Enable multi-factor authentication (MFA) on every banking and email account. Use an authenticator app rather than SMS-based codes, when possible. SIM-swapping attacks are still common, and app-based MFA is harder to bypass.
Set up account alerts. Most banks let you receive instant notifications for any transaction above a certain amount, or for changes to account details. These alerts can be the first sign of unauthorized activity.
Be skeptical of unsolicited calls or messages. If someone claims to be from your bank and asks for account details or an urgent transfer, hang up and call your bank directly using the number on your card or official website. No legitimate banker will request passwords or one-time codes over the phone.
Use a password manager. Strong, unique passwords for each account are still the first line of defense. A password manager generates and stores them securely, and many now include features that flag phishing sites.
Freeze your credit reports. This prevents bad actors from opening new accounts in your name. You can do it with each of the three major bureaus (Equifax, Experian, TransUnion) for free and unfreeze temporarily when needed.
Review app permissions regularly. Many apps request access to contacts, location, and photos for no clear reason. If an app doesn’t need that data to function, revoke permission. This reduces the data that can be scraped and fed into AI models.
Watch for signs of deepfake media. Audio calls that sound slightly off, repeated words, or unnatural delays could be clues. Be especially wary of urgent pleas from known contacts that break normal patterns.

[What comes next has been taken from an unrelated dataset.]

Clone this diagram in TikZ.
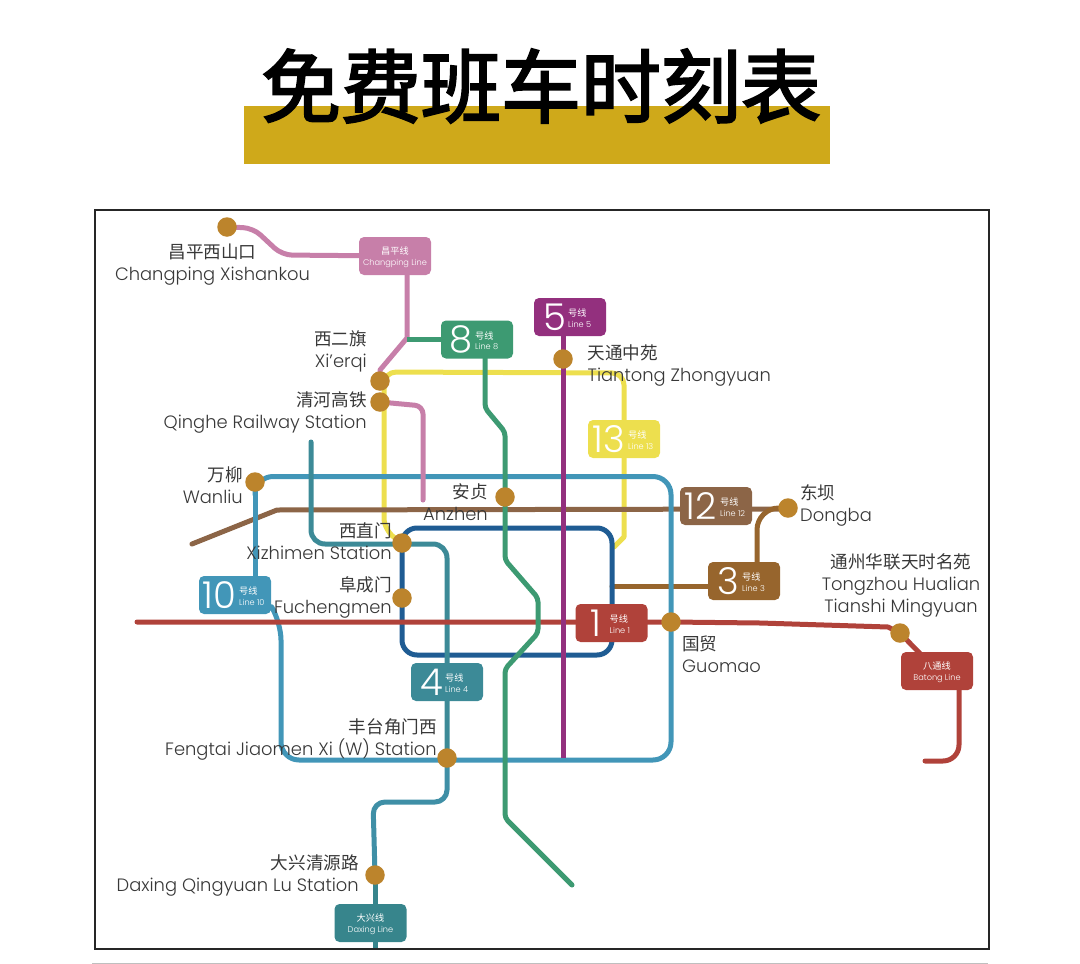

Consider using a virtual card number for online purchases. Several banks and credit card companies offer single-use or limited-time card numbers. These prevent your real account number from being exposed in a data breach.
Sources
- Kiplinger, “AI Could Derail Everything from Banking to Online Privacy: Are You at Risk?” (May 2026)

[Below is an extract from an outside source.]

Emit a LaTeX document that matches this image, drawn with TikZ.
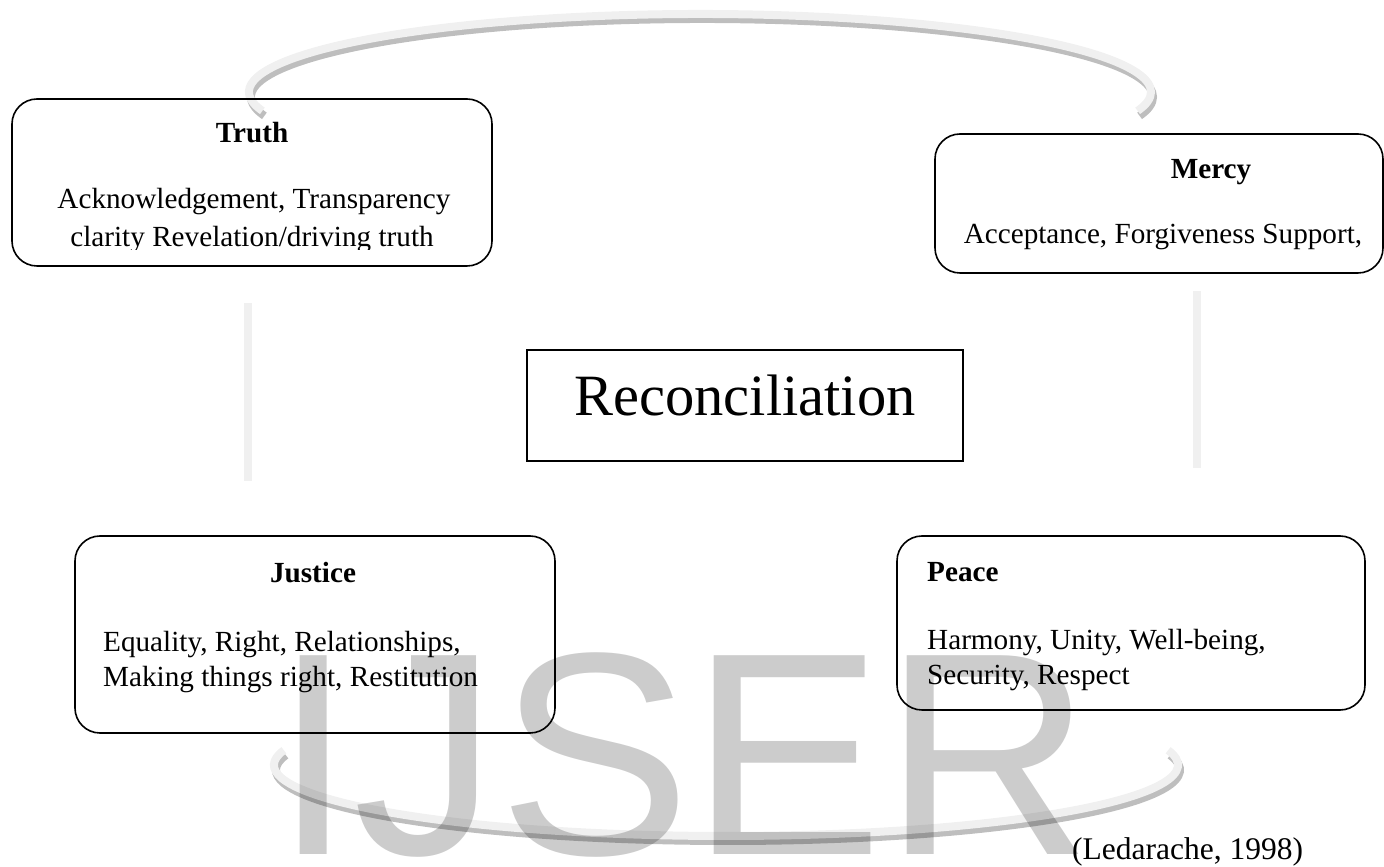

- Federal Trade Commission, guidance on phishing and identity theft
- Reports on deepfake voice scams from the Better Business Bureau and consumer protection agencies in the UK and Australia
The landscape is evolving, and no single precaution guarantees safety. But taking these steps reduces your exposure and buys you time if something goes wrong. The goal isn’t to avoid AI entirely—it’s already embedded in most financial services—but to stay aware of how it can be misused and to adapt your habits accordingly.